Carl Sandburg

All Day Long - Analysis

The sea as a clock that won’t stop

Sandburg’s poem turns the shoreline into a kind of timepiece: the same scene repeats because the speaker’s grief repeats. The opening line, All day long in fog and wind, doesn’t just set weather; it sets duration—an endless stretch of hours in which nothing resolves. The waves keep flunging their beating crests against palisades of adamant, a phrase that makes the coast sound like a fortress. Yet the sea keeps striking it anyway. That persistence becomes the emotional engine of the poem: sorrow as a steady battering that goes on through the day, and then goes on again.

The tone is restrained, almost plainspoken, but the restraint reads as hard-won. The speaker doesn’t argue with the sea or dramatize himself; he returns to the same sentence, as if the mind can only circle what it cannot change.
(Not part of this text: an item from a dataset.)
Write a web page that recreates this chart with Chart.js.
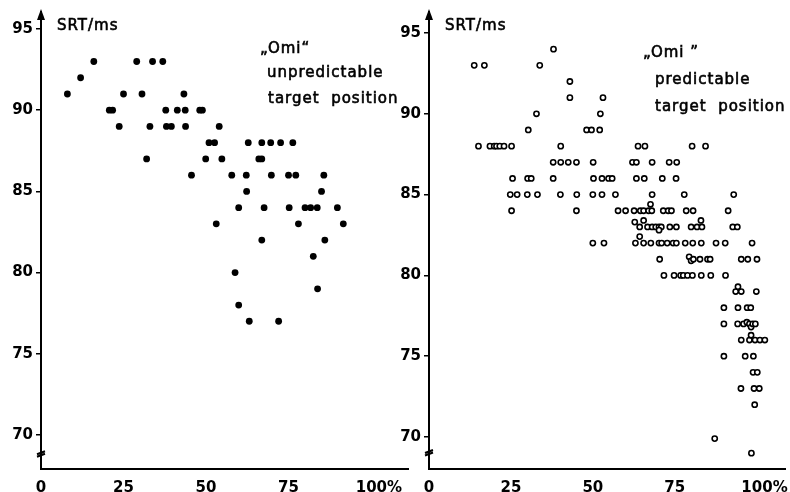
<!DOCTYPE html>
<html>
<head>
<meta charset="utf-8">
<script src="https://cdn.jsdelivr.net/npm/chart.js@4.4.0/dist/chart.umd.min.js"></script>
<style>
  html, body { margin: 0; padding: 0; background: #fff; }
  #wrap { position: relative; width: 790px; height: 492px; overflow: hidden; }
  .panel { position: absolute; top: 0; }
</style>
</head>
<body>
<div id="wrap">
  <div class="panel" style="left:0px"><canvas id="unpredChart" width="415" height="492"></canvas></div>
  <div class="panel" style="left:380px"><canvas id="predChart" width="410" height="492"></canvas></div>
</div>
<script>
const xTicks = [0, 25, 50, 75, 100];
const yTicks = [70, 75, 80, 85, 90, 95];

// "Omi", unpredictable target position (filled dots)
const unpredPct = [
  8, 12, 16, 20.7, 21.7, 23.7, 25, 29, 30.6, 32, 33, 33.8, 36.9, 37.8, 38, 39.5,
  41.3, 43.3, 43.7, 43.8, 45.6, 48.1, 48.9, 49.9, 50.9, 52.6, 54, 54.8, 53.1,
  57.8, 59.9, 62.2, 62.3, 62.8, 66, 66.9, 66.9, 67.6, 66.9, 69.6, 69.8, 72.6,
  75, 77.2, 76.3, 75.2, 78, 80, 81.7, 83.7, 85, 85.7, 86, 89.8, 91.6,
  58.8, 59.9, 63.1, 72, 82.5, 83.8
];
const unpredSrt = [
  91, 92, 93, 90, 90, 89, 91, 93, 91, 87, 89, 93, 93, 90, 89, 89,
  90, 91, 90, 89, 86, 90, 90, 87, 88, 88, 89, 87, 83,
  86, 84, 86, 85, 88, 87, 87, 88, 84, 82, 88, 86, 88,
  86, 86, 88, 84, 83, 84, 84, 84, 85, 86, 82, 84, 83,
  80, 78, 77, 77, 81, 79
];

// "Omi", predictable target position (open circles)
const predPct = [
  38,
  13.8, 16.9, 33.8,
  43,
  43, 53.1,
  32.8, 52.3,
  30.3, 48.1, 49.6, 52.1,
  15.1, 18.6, 19.9, 20.6, 21.6, 22.9, 25.2, 40.2, 63.8, 65.9, 80.3, 84.4,
  37.9, 40.2, 42.5, 45, 50.1, 62.1, 63.3, 68.1, 73.3, 75.6,
  25.5, 30.1, 31.2, 37.9, 50.2, 52.8, 54.8, 55.9, 63.3, 65.7, 71.2, 75.4,
  24.8, 26.9, 30, 33.1, 40.1, 45.1, 50, 52.8, 56.9, 68.1, 77.9, 93,
  25.2, 45, 57.7, 60, 62.6, 64.5, 65.5, 67, 68, 71.5, 73, 74, 78.5, 80.6, 91.3, 67.6,
  62.8, 64.3, 65.5, 66.7, 68.1, 69.2, 70.2, 70.9, 70.2, 73.5, 75.5, 80, 81.8, 83.3, 83, 92.7, 94.1,
  50, 53.4, 63, 64.3, 65.5, 67.7, 70.2, 71, 72.7, 74.5, 75.5, 78.2, 80.5, 83.1, 87.6, 90.4, 98.6,
  70.4, 79.4, 80, 80.7, 82.7, 85, 85.8, 95.3, 97.3, 100.1,
  71.7, 74.8, 76.8, 77.6, 78.9, 80.4, 83.1, 86, 90.5,
  93.6, 94.3, 95.3, 99.9,
  90, 94.3, 97.1, 98.2,
  90, 94.2, 96, 97, 97.8, 98.3, 98.8, 99.6,
  95.3, 97.8, 98.3, 99.5, 101, 102.5,
  90, 96.5, 99,
  98.9, 100.2,
  95.2, 99.2, 100.8,
  99.4,
  87.2,
  98.4
];
const predSrt = [
  94,
  93, 93, 93,
  92,
  91, 91,
  90, 90,
  89, 89, 89, 89,
  88, 88, 88, 88, 88, 88, 88, 88, 88, 88, 88, 88,
  87, 87, 87, 87, 87, 87, 87, 87, 87, 87,
  86, 86, 86, 86, 86, 86, 86, 86, 86, 86, 86, 86,
  85, 85, 85, 85, 85, 85, 85, 85, 85, 85, 85, 85,
  84, 84, 84, 84, 84, 84, 84, 84, 84, 84, 84, 84, 84, 84, 84, 84.4,
  83.3, 83, 83.4, 83, 83, 83, 83, 83, 82.8, 83, 83, 83, 83, 83, 83.4, 83, 83,
  82, 82, 82, 82.4, 82, 82, 82, 82, 82, 82, 82, 82, 82, 82, 82, 82, 82,
  81, 81.15, 80.9, 81, 81, 81, 81, 81, 81, 81,
  80, 80, 80, 80, 80, 80, 80, 80, 80,
  79, 79.3, 79, 79,
  78, 78, 78, 78,
  77, 77, 77, 77.1, 77, 76.8, 77, 77,
  76, 76, 76.3, 76, 76, 76,
  75, 75, 75,
  74, 74,
  73, 73, 73,
  72,
  69.9,
  69
];

const FONT = '"DejaVu Sans", sans-serif';

// arrowhead, axis break and the free-standing texts
const axisDecor = {
  id: 'axisDecor',
  afterDraw(chart, args, opts) {
    const { ctx, chartArea } = chart;
    const x0 = chartArea.left;
    ctx.save();
    ctx.fillStyle = '#000';
    ctx.strokeStyle = '#000';

    ctx.beginPath();
    ctx.moveTo(x0, chartArea.top - 3);
    ctx.lineTo(x0 - 4, chartArea.top + 8);
    ctx.lineTo(x0 + 4, chartArea.top + 8);
    ctx.closePath();
    ctx.fill();

    const yb = chart.scales.y.getPixelForValue(opts.breakAt);
    ctx.lineWidth = 2;
    ctx.beginPath();
    ctx.moveTo(x0 - 4, yb + 1.5);
    ctx.lineTo(x0 + 4, yb - 1.5);
    ctx.moveTo(x0 - 4, yb + 4);
    ctx.lineTo(x0 + 4, yb + 1);
    ctx.stroke();

    // medium-weight lettering: regular face with a thin outline
    ctx.font = '15px ' + FONT;
    ctx.letterSpacing = '1px';
    ctx.textBaseline = 'alphabetic';
    ctx.textAlign = 'left';
    ctx.lineWidth = 0.6;
    const put = (text, x, y) => { ctx.fillText(text, x, y); ctx.strokeText(text, x, y); };
    put('SRT/ms', x0 + 16, 30);
    opts.lines.forEach(l => put(l.text, l.x, l.y));
    ctx.restore();
  }
};

function makeChart(id, xs, ys, point, axis, lines) {
  const points = xs.map((x, i) => ({ x: x, y: ys[i] }));
  return new Chart(document.getElementById(id), {
    type: 'scatter',
    data: {
      datasets: [{
        data: points,
        pointRadius: point.radius,
        pointHoverRadius: point.radius,
        pointBackgroundColor: point.fill,
        pointBorderColor: '#000',
        pointBorderWidth: point.border
      }]
    },
    options: {
      responsive: false,
      animation: false,
      events: [],
      layout: { padding: { top: 12, right: axis.padRight, left: 0, bottom: 0 } },
      plugins: {
        legend: { display: false },
        tooltip: { enabled: false },
        axisDecor: { breakAt: axis.breakAt, lines: lines }
      },
      scales: {
        x: {
          type: 'linear',
          min: 0,
          max: axis.xMax,
          afterBuildTicks: s => { s.ticks = xTicks.map(v => ({ value: v })); },
          afterFit: s => { s.height = 23; },
          grid: { display: false },
          border: { display: true, color: '#000', width: 2 },
          ticks: {
            color: '#000',
            padding: 2,
            font: { family: FONT, size: 15, weight: 'bold' },
            // "%" hangs to the right of the last number
            callback: v => (v === 100 ? '   100%' : String(v))
          }
        },
        y: {
          type: 'linear',
          min: axis.yMin,
          max: axis.yMax,
          afterBuildTicks: s => { s.ticks = yTicks.map(v => ({ value: v })); },
          afterFit: s => { s.width = axis.yWidth; },
          grid: {
            display: true,
            drawOnChartArea: false,
            drawTicks: true,
            tickLength: 5,
            color: '#000',
            lineWidth: 1.5
          },
          border: { display: true, color: '#000', width: 2 },
          ticks: {
            color: '#000',
            padding: 3,
            font: { family: FONT, size: 15, weight: 'bold' }
          }
        }
      }
    },
    plugins: [axisDecor]
  });
}

makeChart('unpredChart', unpredPct, unpredSrt,
  { radius: 3.4, fill: '#000', border: 0 },
  { xMax: 111.2, yMin: 67.9, yMax: 96.05, yWidth: 41, padRight: 7, breakAt: 68.9 },
  [
    { text: '\u201EOmi\u201C', x: 260, y: 53 },
    { text: 'unpredictable', x: 267, y: 77 },
    { text: 'target  position', x: 268, y: 103 }
  ]);

makeChart('predChart', predPct, predSrt,
  { radius: 2.6, fill: '#fff', border: 1.6 },
  { xMax: 108.8, yMin: 68.02, yMax: 96.3, yWidth: 49, padRight: 2, breakAt: 69.1 },
  [
    { text: '\u201EOmi \u201D', x: 263, y: 57 },
    { text: 'predictable', x: 275, y: 84 },
    { text: 'target  position', x: 275, y: 111 }
  ]);
</script>
</body>
</html>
The vivid boy inside a frozen memory

Against the impersonal surf, the poem suddenly pivots into intimate portraiture: My boy, he went to sea. The boy is rendered in quick, concrete details—Curls of brown slipping under his cap, blue and steely eyes, a body that is Natty, straight and true. Those adjectives are affectionate but also moral: the father remembers not only how the boy looked but what he was like, as if character itself were a last possession.

And yet this liveliness is trapped in the past tense: he stepped away. The phrase is painfully small for what it implies. A simple step becomes the moment the boy disappears into the sea’s larger story.

“Adamant” defenses, endless pounding

A key tension runs through the central image: the shore is adamant—unyielding, hard—while the waves are only water, and still they strike it all day long. The contradiction suggests the speaker’s own posture. He may be trying to be adamant, to hold himself together, but grief behaves like surf: it doesn’t need to break the wall to make itself felt; it only needs to keep hitting.

The refrain as a return, not a closure

When the poem repeats its opening lines at the end, it doesn’t feel like a neat frame; it feels like being returned to the same spot on the shore. The boy’s departure—long and long ago—sits inside a present that is still stuck in fog and wind. The poem’s last effect is stark: the sea keeps moving, but the speaker cannot.

If the shoreline is truly “adamant,” why does the speaker need to say the waves have “flung” themselves against it? The insistence hints that what’s being tested may not be rock at all, but the father’s claim to hardness—his attempt to make loss into something he can withstand without breaking.